§ Material provided:
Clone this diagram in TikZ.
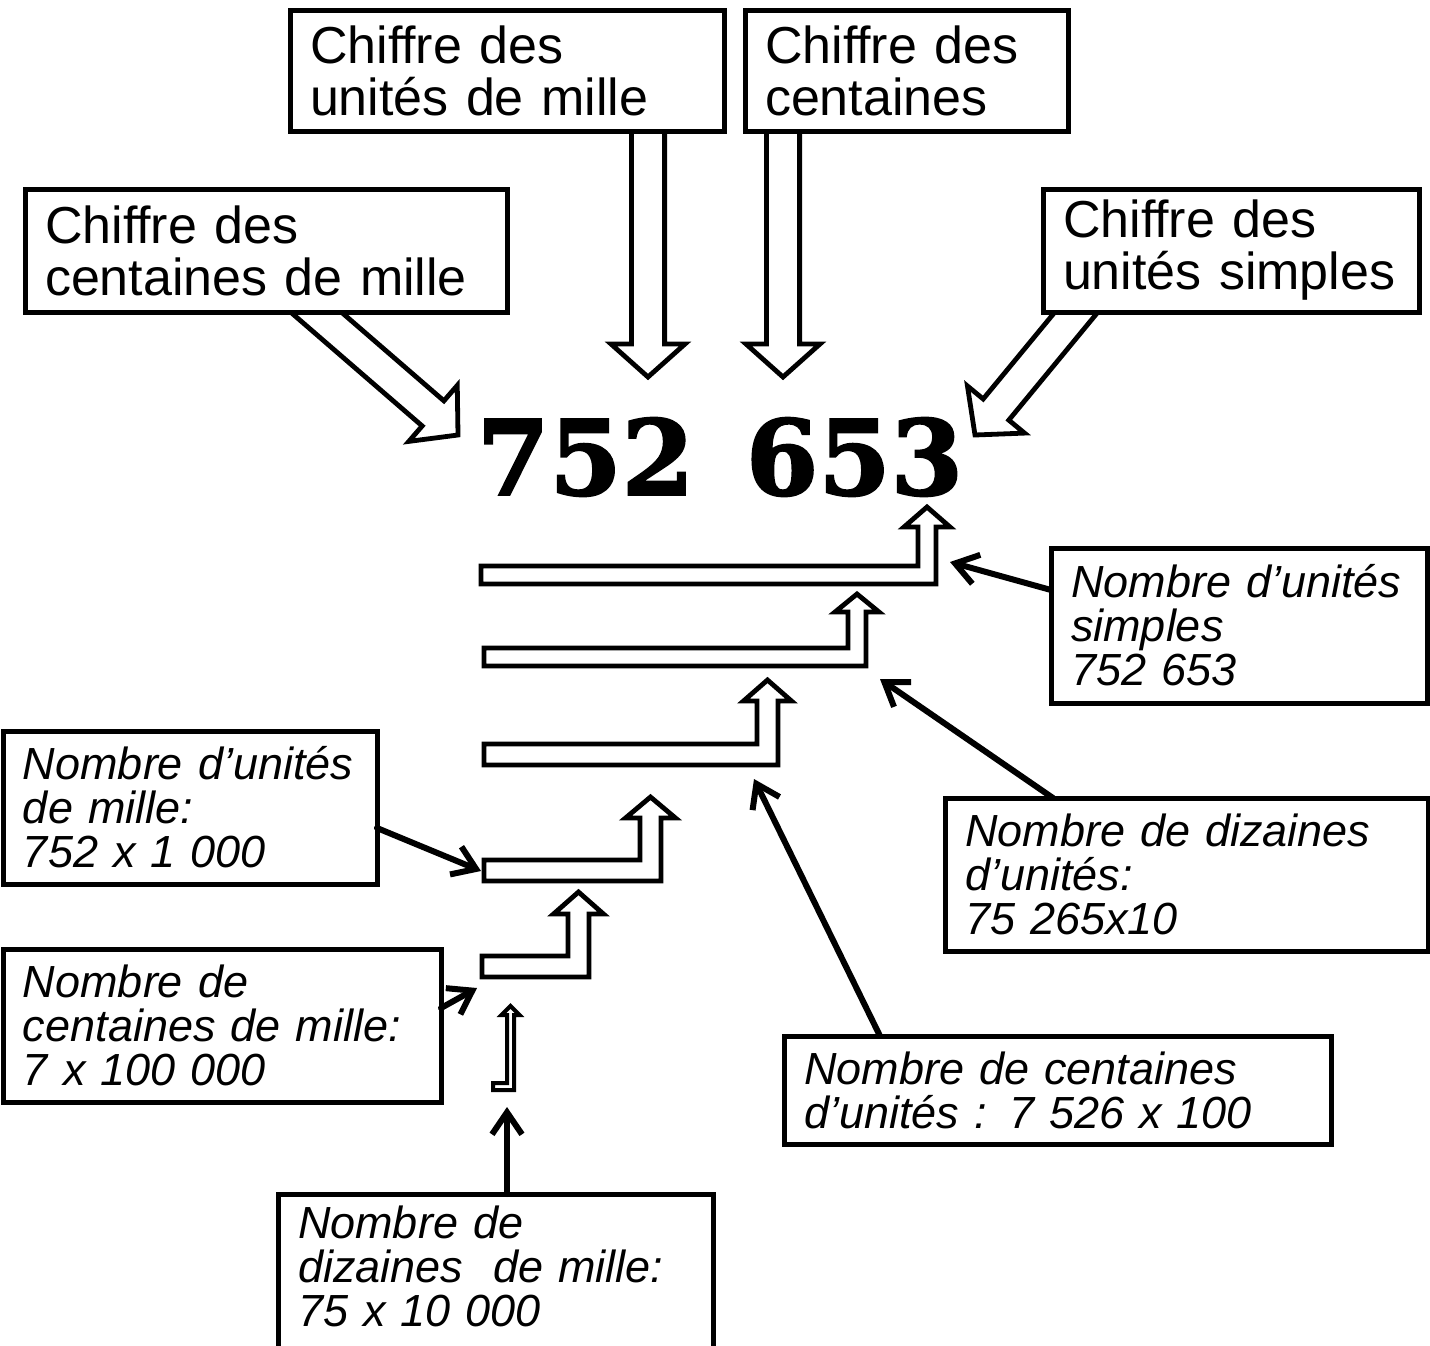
\documentclass[tikz,border=0pt]{standalone}
\usepackage{fontspec}
\setmainfont{Liberation Sans}
\newfontfamily\numfont{DejaVu Serif}[BoldFeatures={FakeBold=2}]
\usetikzlibrary{arrows.meta, calc}
\pgfdeclarelayer{bg}
\pgfsetlayers{bg,main}

% fat hollow arrow from #1 to #2
\newcommand\hollowarrow[2]{%
  \coordinate (hb) at ($(#2)!16.5pt!(#1)$);
  \draw[hollow] ($(#1)!8.3pt!90:(#2)$) -- ($(hb)!8.3pt!90:(#2)$) -- ($(hb)!18.5pt!90:(#2)$)
    -- (#2) -- ($(hb)!18.5pt!-90:(#2)$) -- ($(hb)!8.3pt!-90:(#2)$) -- ($(#1)!8.3pt!-90:(#2)$) -- cycle;}
% bent hollow arrow: left, bottom, right, thickness, head base, head half width, tip
\newcommand\bentarrow[8][]{%
  \draw[hollow, #1] (#2,{#3-#5}) -- ({#4-#5},{#3-#5}) -- ({#4-#5},#6) -- ({#4-#5/2-#7},#6)
    -- ({#4-#5/2},#8) -- ({#4-#5/2+#7},#6) -- (#4,#6) -- (#4,#3) -- (#2,#3) -- cycle;}

\begin{document}
\begin{tikzpicture}[x=0.5pt, y=-0.5pt,
    box/.style={draw, line width=2.5pt, fill=white, anchor=north west, outer sep=0pt, inner xsep=10pt, inner ysep=0pt, align=left},
    chiffre/.style={box, font=\fontsize{26}{26}\selectfont},
    nombre/.style={box, font=\fontsize{22.5}{22}\selectfont\itshape},
    hollow/.style={draw, line width=2.4pt, fill=white, line join=miter},
    pointer/.style={line width=3pt, line cap=round, -{Straight Barb[length=11pt, width=15pt]}}]
    \useasboundingbox (0,0) rectangle (1430,1345);
    % digit boxes
    \node[chiffre, minimum width=217pt, minimum height=60.5pt, text width=197pt] (ciUM) at (290,10) {Chiffre des\\unités de mille};
    \node[chiffre, minimum width=161.5pt, minimum height=60.5pt, text width=141.5pt] (ciC) at (745,10) {Chiffre des\\centaines};
    \node[chiffre, minimum width=241pt, minimum height=61.5pt, text width=221pt] (ciCM) at (25,189) {Chiffre des\\centaines de mille};
    \node[chiffre, minimum width=188pt, minimum height=61.5pt, text width=168pt] (ciU) at (1043,189) {Chiffre des\\unités simples};
    \node[font=\numfont\bfseries\fontsize{52}{52}\selectfont] (num) at (720,457) {752 \hspace{0.15em}653};
    % number boxes
    \node[nombre, minimum width=188pt, minimum height=77.5pt, text width=168pt] (noU) at (1051,548) {Nombre d’unités\\simples\\752 653};
    \node[nombre, minimum width=241.5pt, minimum height=76.5pt, text width=221.5pt] (noD) at (945,798) {Nombre de dizaines\\d’unités:\\75 265x10};
    \node[nombre, minimum width=273.5pt, minimum height=54pt, text width=253.5pt] (noC) at (784,1036) {Nombre de centaines\\d’unités : 7 526 x 100};
    \node[nombre, minimum width=187pt, minimum height=76.5pt, text width=167pt] (noUM) at (3,731) {Nombre d’unités\\de mille:\\752 x 1 000};
    \node[nombre, minimum width=219pt, minimum height=76.5pt, text width=199pt] (noCM) at (3,949) {Nombre de\\centaines de mille:\\7 x 100 000};
    \node[nombre, inner ysep=6pt, text depth=90pt, minimum width=217.5pt, text width=197.5pt] (noDM) at (278,1194) {Nombre de\\dizaines~~de mille:\\75 x 10 000};
    % hollow arrows onto the number
    \coordinate (sUM) at ($(ciUM.south west)+(358,0)$);
    \coordinate (sC) at ($(ciC.south west)+(38,0)$);
    \coordinate (sCM) at ($(ciCM.south west)+(277,-12)$);
    \coordinate (sU) at ($(ciU.south west)+(45,-14)$);
    \coordinate (hUM) at (648,377);
    \coordinate (hC) at (783,377);
    \coordinate (hCM) at (458,435);
    \coordinate (hU) at (975,435);
    \begin{pgfonlayer}{bg}
        \hollowarrow{sUM}{hUM}
        \hollowarrow{sC}{hC}
        \hollowarrow{sCM}{hCM}
        \hollowarrow{sU}{hU}
    \end{pgfonlayer}
    % stacked bent arrows
    \bentarrow{481}{584}{936}{18}{527}{23}{507}
    \bentarrow{484}{666}{866}{18}{612}{22}{594}
    \bentarrow{484}{765}{778}{21}{701}{24}{680}
    \bentarrow{484}{881}{661}{21}{818}{25}{797}
    \bentarrow{482}{977}{589}{21}{914}{25}{892}
    \bentarrow[line width=2pt]{493}{1090}{514}{7}{1015}{9}{1006}
    % pointers
    \coordinate (tU) at (950,562);
    \coordinate (tD) at (880,679);
    \coordinate (tC) at (754,779);
    \coordinate (tUM) at (481,871);
    \coordinate (tCM) at (477,988);
    \coordinate (tDM) at (507,1107);
    \draw[pointer] ($(noU.north west)+(0,42)$) -- (tU);
    \draw[pointer] ($(noD.north west)+(108,0)$) -- (tD);
    \draw[pointer] ($(noC.north west)+(96,0)$) -- (tC);
    \draw[pointer] ($(noUM.north east)+(0,97)$) -- (tUM);
    \draw[pointer] ($(noCM.north east)+(0,59)$) -- (tCM);
    \draw[pointer] ($(noDM.north west)+(229,0)$) -- (tDM);
\end{tikzpicture}
\end{document}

§ Exercise goal:
Write the material out again exactly as it appears, dropping the pictures.

§ Complete answer:
Clone this diagram in TikZ.
\documentclass[tikz,border=0pt]{standalone}
\usepackage{fontspec}
\setmainfont{Liberation Sans}
\newfontfamily\numfont{DejaVu Serif}[BoldFeatures={FakeBold=2}]
\usetikzlibrary{arrows.meta, calc}
\pgfdeclarelayer{bg}
\pgfsetlayers{bg,main}

% fat hollow arrow from #1 to #2
\newcommand\hollowarrow[2]{%
  \coordinate (hb) at ($(#2)!16.5pt!(#1)$);
  \draw[hollow] ($(#1)!8.3pt!90:(#2)$) -- ($(hb)!8.3pt!90:(#2)$) -- ($(hb)!18.5pt!90:(#2)$)
    -- (#2) -- ($(hb)!18.5pt!-90:(#2)$) -- ($(hb)!8.3pt!-90:(#2)$) -- ($(#1)!8.3pt!-90:(#2)$) -- cycle;}
% bent hollow arrow: left, bottom, right, thickness, head base, head half width, tip
\newcommand\bentarrow[8][]{%
  \draw[hollow, #1] (#2,{#3-#5}) -- ({#4-#5},{#3-#5}) -- ({#4-#5},#6) -- ({#4-#5/2-#7},#6)
    -- ({#4-#5/2},#8) -- ({#4-#5/2+#7},#6) -- (#4,#6) -- (#4,#3) -- (#2,#3) -- cycle;}

\begin{document}
\begin{tikzpicture}[x=0.5pt, y=-0.5pt,
    box/.style={draw, line width=2.5pt, fill=white, anchor=north west, outer sep=0pt, inner xsep=10pt, inner ysep=0pt, align=left},
    chiffre/.style={box, font=\fontsize{26}{26}\selectfont},
    nombre/.style={box, font=\fontsize{22.5}{22}\selectfont\itshape},
    hollow/.style={draw, line width=2.4pt, fill=white, line join=miter},
    pointer/.style={line width=3pt, line cap=round, -{Straight Barb[length=11pt, width=15pt]}}]
    \useasboundingbox (0,0) rectangle (1430,1345);
    % digit boxes
    \node[chiffre, minimum width=217pt, minimum height=60.5pt, text width=197pt] (ciUM) at (290,10) {Chiffre des\\unités de mille};
    \node[chiffre, minimum width=161.5pt, minimum height=60.5pt, text width=141.5pt] (ciC) at (745,10) {Chiffre des\\centaines};
    \node[chiffre, minimum width=241pt, minimum height=61.5pt, text width=221pt] (ciCM) at (25,189) {Chiffre des\\centaines de mille};
    \node[chiffre, minimum width=188pt, minimum height=61.5pt, text width=168pt] (ciU) at (1043,189) {Chiffre des\\unités simples};
    \node[font=\numfont\bfseries\fontsize{52}{52}\selectfont] (num) at (720,457) {752 \hspace{0.15em}653};
    % number boxes
    \node[nombre, minimum width=188pt, minimum height=77.5pt, text width=168pt] (noU) at (1051,548) {Nombre d’unités\\simples\\752 653};
    \node[nombre, minimum width=241.5pt, minimum height=76.5pt, text width=221.5pt] (noD) at (945,798) {Nombre de dizaines\\d’unités:\\75 265x10};
    \node[nombre, minimum width=273.5pt, minimum height=54pt, text width=253.5pt] (noC) at (784,1036) {Nombre de centaines\\d’unités : 7 526 x 100};
    \node[nombre, minimum width=187pt, minimum height=76.5pt, text width=167pt] (noUM) at (3,731) {Nombre d’unités\\de mille:\\752 x 1 000};
    \node[nombre, minimum width=219pt, minimum height=76.5pt, text width=199pt] (noCM) at (3,949) {Nombre de\\centaines de mille:\\7 x 100 000};
    \node[nombre, inner ysep=6pt, text depth=90pt, minimum width=217.5pt, text width=197.5pt] (noDM) at (278,1194) {Nombre de\\dizaines~~de mille:\\75 x 10 000};
    % hollow arrows onto the number
    \coordinate (sUM) at ($(ciUM.south west)+(358,0)$);
    \coordinate (sC) at ($(ciC.south west)+(38,0)$);
    \coordinate (sCM) at ($(ciCM.south west)+(277,-12)$);
    \coordinate (sU) at ($(ciU.south west)+(45,-14)$);
    \coordinate (hUM) at (648,377);
    \coordinate (hC) at (783,377);
    \coordinate (hCM) at (458,435);
    \coordinate (hU) at (975,435);
    \begin{pgfonlayer}{bg}
        \hollowarrow{sUM}{hUM}
        \hollowarrow{sC}{hC}
        \hollowarrow{sCM}{hCM}
        \hollowarrow{sU}{hU}
    \end{pgfonlayer}
    % stacked bent arrows
    \bentarrow{481}{584}{936}{18}{527}{23}{507}
    \bentarrow{484}{666}{866}{18}{612}{22}{594}
    \bentarrow{484}{765}{778}{21}{701}{24}{680}
    \bentarrow{484}{881}{661}{21}{818}{25}{797}
    \bentarrow{482}{977}{589}{21}{914}{25}{892}
    \bentarrow[line width=2pt]{493}{1090}{514}{7}{1015}{9}{1006}
    % pointers
    \coordinate (tU) at (950,562);
    \coordinate (tD) at (880,679);
    \coordinate (tC) at (754,779);
    \coordinate (tUM) at (481,871);
    \coordinate (tCM) at (477,988);
    \coordinate (tDM) at (507,1107);
    \draw[pointer] ($(noU.north west)+(0,42)$) -- (tU);
    \draw[pointer] ($(noD.north west)+(108,0)$) -- (tD);
    \draw[pointer] ($(noC.north west)+(96,0)$) -- (tC);
    \draw[pointer] ($(noUM.north east)+(0,97)$) -- (tUM);
    \draw[pointer] ($(noCM.north east)+(0,59)$) -- (tCM);
    \draw[pointer] ($(noDM.north west)+(229,0)$) -- (tDM);
\end{tikzpicture}
\end{document}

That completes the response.